Yingling attacks the Generals

One assumes that Paul Yingling is not too attached to his career; in this article in the Armed Forces Journal (which I first saw linked by Sully), he lays into the leadership of the US military despite being on active service.

Like Sully, I can’t comment on the technical details; I imagine that Yingling will be portrayed as bitter and out-of-step and maybe that’s true. This Townhall article points out that ublic criticism of this sort is unusual from active duty personnel and it’s certainly a very scathing attack. I imagine that some retired personnel will come out either way, in response to this, and most of the active-duty personnel will criticise Yingling or say nothing. Something that I found interesting is this:

Finally, Congress must enhance accountability by exercising its little-used authority to confirm the retired rank of general officers. By law, Congress must confirm an officer who retires at three- or four-star rank. In the past this requirement has been pro forma in all but a few cases. A general who presides over a massive human rights scandal or a substantial deterioration in security ought to be retired at a lower rank than one who serves with distinction. A general who fails to provide Congress with an accurate and candid assessment of strategic probabilities ought to suffer the same penalty. As matters stand now, a private who loses a rifle suffers far greater consequences than a general who loses a war. By exercising its powers to confirm the retired ranks of general officers, Congress can restore accountability among senior military leaders.

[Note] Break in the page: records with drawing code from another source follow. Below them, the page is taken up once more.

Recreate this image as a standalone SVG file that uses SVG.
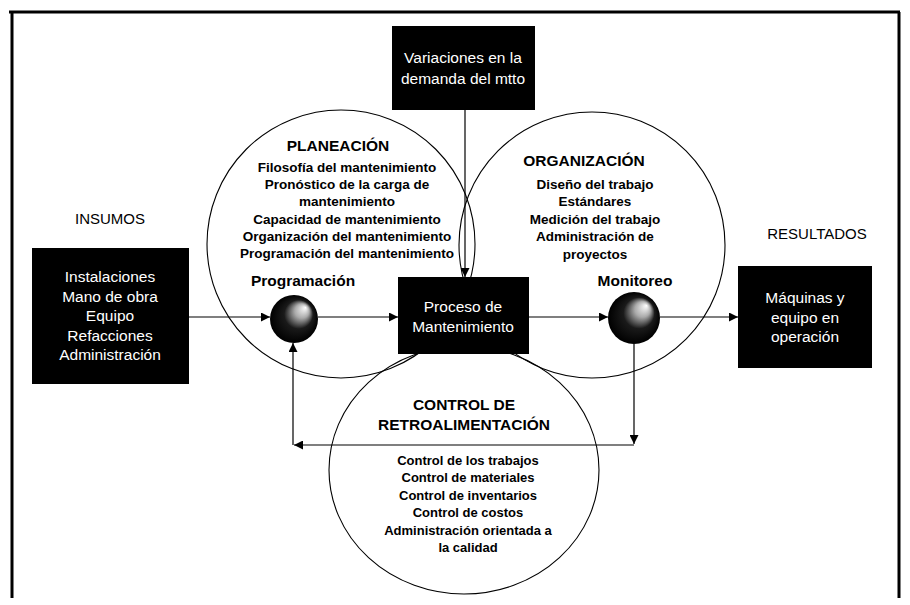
<svg xmlns="http://www.w3.org/2000/svg" width="910" height="605" viewBox="0 0 910 605">
<style>
.frame{stroke:#000;stroke-width:3;fill:none}
.ring{fill:none;stroke:#000;stroke-width:1.1}
.box{fill:#000}
.wt{fill:#fff;font-family:"Liberation Sans",Arial,sans-serif;font-size:15.5px;text-anchor:middle}
.tt{fill:#000;font-family:"Liberation Sans",Arial,sans-serif;font-size:15.5px;font-weight:bold;text-anchor:middle}
.it{fill:#000;font-family:"Liberation Sans",Arial,sans-serif;font-size:13.5px;font-weight:bold;text-anchor:middle}
.ct{fill:#000;font-family:"Liberation Sans",Arial,sans-serif;font-size:13px;font-weight:bold;text-anchor:middle}
.lb{fill:#000;font-family:"Liberation Sans",Arial,sans-serif;font-size:15px;text-anchor:middle}
.con{stroke:#000;stroke-width:1.2;fill:none}
</style>
<defs>
<marker id="ah" viewBox="0 0 10 10" refX="10" refY="5" markerWidth="10" markerHeight="9" markerUnits="userSpaceOnUse" orient="auto">
<path d="M0,0 L10,5 L0,10 z" fill="#000"/>
</marker>
<radialGradient id="sph" cx="0.5" cy="0.5" r="0.5" fx="0.74" fy="0.26">
<stop offset="0" stop-color="#fff"/>
<stop offset="0.3" stop-color="#aaa"/>
<stop offset="0.6" stop-color="#1a1a1a"/>
<stop offset="1" stop-color="#000"/>
</radialGradient>
</defs>
<rect width="910" height="605" fill="#fff"/>
<g id="frame">
<line class="frame" x1="9" y1="12" x2="900" y2="12"/>
<line class="frame" x1="12" y1="12" x2="12" y2="598"/>
<line class="frame" x1="899" y1="12" x2="899" y2="598" stroke-width="2.5"/>
</g>
<g id="planeacion">
<circle class="ring" cx="341" cy="244" r="134"/>
<text class="tt" x="338" y="151">PLANEACIÓN</text>
<text class="it" x="347" y="172">Filosofía del mantenimiento</text>
<text class="it" x="347" y="189">Pronóstico de la carga de</text>
<text class="it" x="347" y="206">mantenimiento</text>
<text class="it" x="347" y="224">Capacidad de mantenimiento</text>
<text class="it" x="347" y="241">Organización del mantenimiento</text>
<text class="it" x="347" y="258">Programación del mantenimiento</text>
</g>
<g id="organizacion">
<circle class="ring" cx="592" cy="245" r="133"/>
<text class="tt" x="584" y="166">ORGANIZACIÓN</text>
<text class="it" x="595" y="189">Diseño del trabajo</text>
<text class="it" x="595" y="206">Estándares</text>
<text class="it" x="595" y="224">Medición del trabajo</text>
<text class="it" x="595" y="241">Administración de</text>
<text class="it" x="595" y="259">proyectos</text>
</g>
<g id="control">
<ellipse class="ring" cx="464" cy="470" rx="135" ry="124"/>
<text class="tt" x="464" y="410" font-size="15px">CONTROL DE</text>
<text class="tt" x="464" y="430" font-size="15px">RETROALIMENTACIÓN</text>
<text class="ct" x="468" y="465">Control de los trabajos</text>
<text class="ct" x="468" y="482">Control de materiales</text>
<text class="ct" x="468" y="500">Control de inventarios</text>
<text class="ct" x="468" y="517">Control de costos</text>
<text class="ct" x="468" y="535">Administración orientada a</text>
<text class="ct" x="468" y="552">la calidad</text>
</g>
<g id="connectors">
<line class="con" x1="189" y1="317" x2="270" y2="317" marker-end="url(#ah)"/>
<line class="con" x1="318" y1="317" x2="398" y2="317" marker-end="url(#ah)"/>
<line class="con" x1="529" y1="317" x2="608" y2="317" marker-end="url(#ah)"/>
<line class="con" x1="660" y1="317" x2="738" y2="317" stroke-width="2" marker-end="url(#ah)"/>
<line class="con" x1="465" y1="110" x2="465" y2="277" marker-end="url(#ah)"/>
<line class="con" x1="634" y1="344" x2="634" y2="444" marker-end="url(#ah)"/>
<line class="con" x1="634" y1="445" x2="294" y2="445" marker-end="url(#ah)"/>
<line class="con" x1="293" y1="445" x2="293" y2="343" marker-end="url(#ah)"/>
</g>
<g id="variaciones">
<rect class="box" x="392" y="26" width="143" height="84"/>
<text class="wt" x="463" y="63">Variaciones en la</text>
<text class="wt" x="463" y="84">demanda del mtto</text>
</g>
<g id="proceso">
<rect class="box" x="398" y="277" width="131" height="77"/>
<text class="wt" x="463" y="312">Proceso de</text>
<text class="wt" x="463" y="332">Mantenimiento</text>
</g>
<g id="insumos">
<text class="lb" x="110" y="224">INSUMOS</text>
<rect class="box" x="32" y="248" width="157" height="136"/>
<text class="wt" x="110" y="282">Instalaciones</text>
<text class="wt" x="110" y="302">Mano de obra</text>
<text class="wt" x="110" y="321">Equipo</text>
<text class="wt" x="110" y="341">Refacciones</text>
<text class="wt" x="110" y="360">Administración</text>
</g>
<g id="resultados">
<text class="lb" x="817" y="239">RESULTADOS</text>
<rect class="box" x="738" y="266" width="134" height="102"/>
<text class="wt" x="805" y="303">Máquinas y</text>
<text class="wt" x="805" y="323">equipo en</text>
<text class="wt" x="805" y="342">operación</text>
</g>
<g id="programacion">
<text class="tt" x="303" y="286" font-size="14.5px">Programación</text>
<circle cx="294" cy="319" r="24" fill="url(#sph)"/>
</g>
<g id="monitoreo">
<text class="tt" x="635" y="286" font-size="15px">Monitoreo</text>
<circle cx="634" cy="318" r="26" fill="url(#sph)"/>
</g>
</svg>
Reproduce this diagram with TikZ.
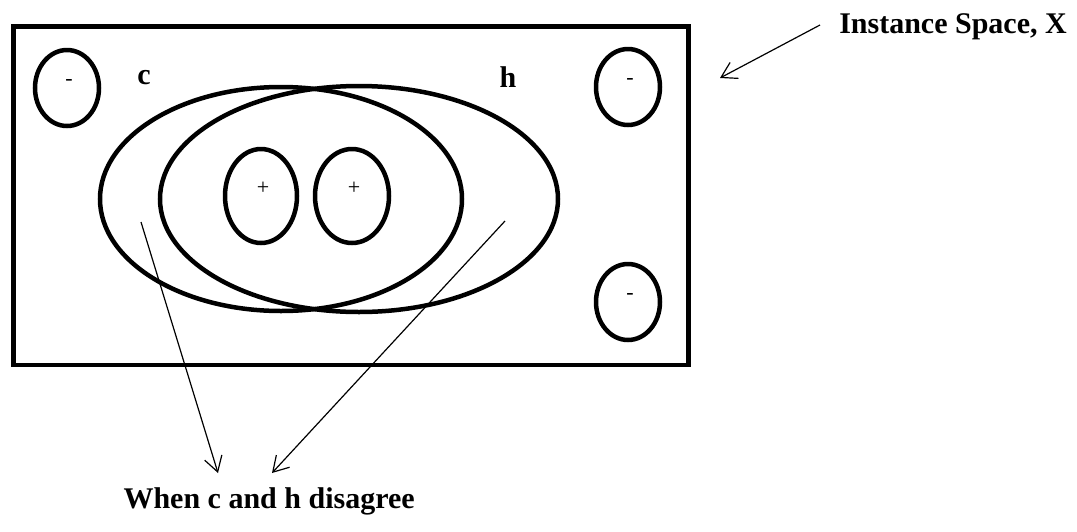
\documentclass[tikz,border=0pt]{standalone}
\usepackage{fontspec}
\setmainfont{Liberation Serif}
\usetikzlibrary{shapes.geometric,arrows.meta}

\begin{document}
\begin{tikzpicture}[x=1pt,y=-1pt,
    region/.style={draw,ellipse,line width=4.5pt,inner sep=0pt},
    sign/.style={inner sep=0pt,font=\fontsize{22}{22}\selectfont},
    lbl/.style={font=\bfseries\fontsize{30}{30}\selectfont},
    pointer/.style={line width=1.2pt,-{Straight Barb[length=15pt,width=18pt]}}]
\useasboundingbox (0,0) rectangle (1077,531);

% Instance space
\draw[line width=4.5pt] (13.5,26.5) rectangle (688.5,365);
\node[lbl,anchor=base] (inst) at (953,33) {Instance Space, X};
\coordinate (instfrom) at (820,25);
\coordinate (instto) at (720,78);
\draw[pointer] (instfrom) -- (instto);

% Negative examples
\node[region,minimum width=64pt,minimum height=76pt] (n1) at (67,88) {};
\node[region,minimum width=64pt,minimum height=76pt] (n2) at (628,87) {};
\node[region,minimum width=64pt,minimum height=76pt] (n3) at (628,302) {};
\node[sign] (n1s) at ([xshift=2pt,yshift=6pt]n1.center) {-};
\node[sign] (n2s) at ([xshift=2pt,yshift=6pt]n2.center) {-};
\node[sign] (n3s) at ([xshift=2pt,yshift=6pt]n3.center) {-};

% Concept c and hypothesis h
\node[region,minimum width=362pt,minimum height=224pt] (c) at (281,199) {};
\node[region,minimum width=398pt,minimum height=226pt] (h) at (359,199) {};
\node[lbl,anchor=base] (clbl) at (144,84) {c};
\node[lbl,anchor=base] (hlbl) at (508,87) {h};

% Positive examples
\node[region,minimum width=72pt,minimum height=94pt] (p1) at (261,196) {};
\node[region,minimum width=74pt,minimum height=94pt] (p2) at (352,196) {};
\node[sign] (p1s) at ([xshift=2pt,yshift=8pt]p1.center) {+};
\node[sign] (p2s) at ([xshift=2pt,yshift=8pt]p2.center) {+};

% Disagreement
\node[lbl,anchor=base west] (dis) at (120,508) {When c and h disagree};
\coordinate (cfrom) at (141,222);
\coordinate (hfrom) at (505,221);
\coordinate (cto) at (218,473);
\coordinate (hto) at (272,473);
\draw[pointer] (cfrom) -- (cto);
\draw[pointer] (hfrom) -- (hto);

\end{tikzpicture}
\end{document}
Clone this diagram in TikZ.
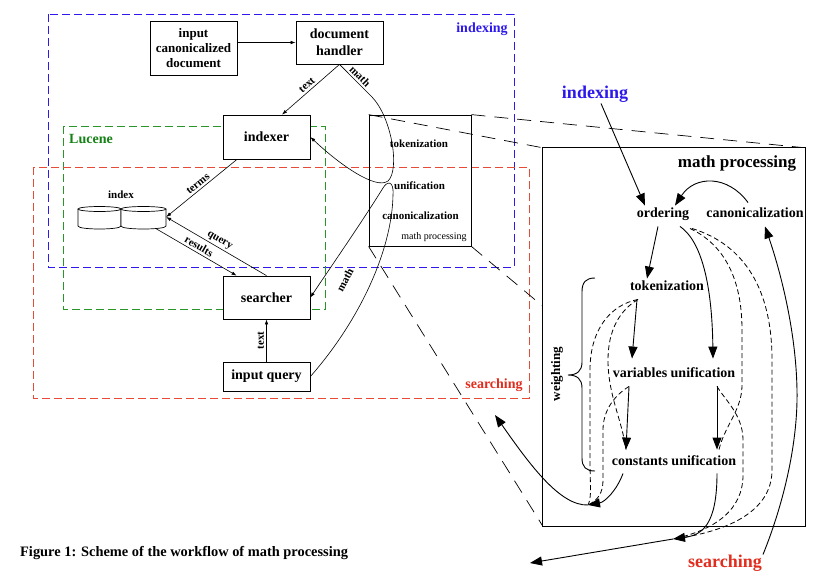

I confess, I don’t know what consequences generals do face other than getting a bad name. Crappy postings, I guess, or forced retirement? I can’t see that Congress is going to want to get into an official name-dragging-through-mud process on senior generals, though, unless they really screwed up. It’s a lot safer to attack the political leadership (who do have overall responsibility) than be attacking military officers over matters that are likely to be relatively vague and eminently arguable. It is interesting to see Yingling not going for the political leadership but, rather, for the military leadership.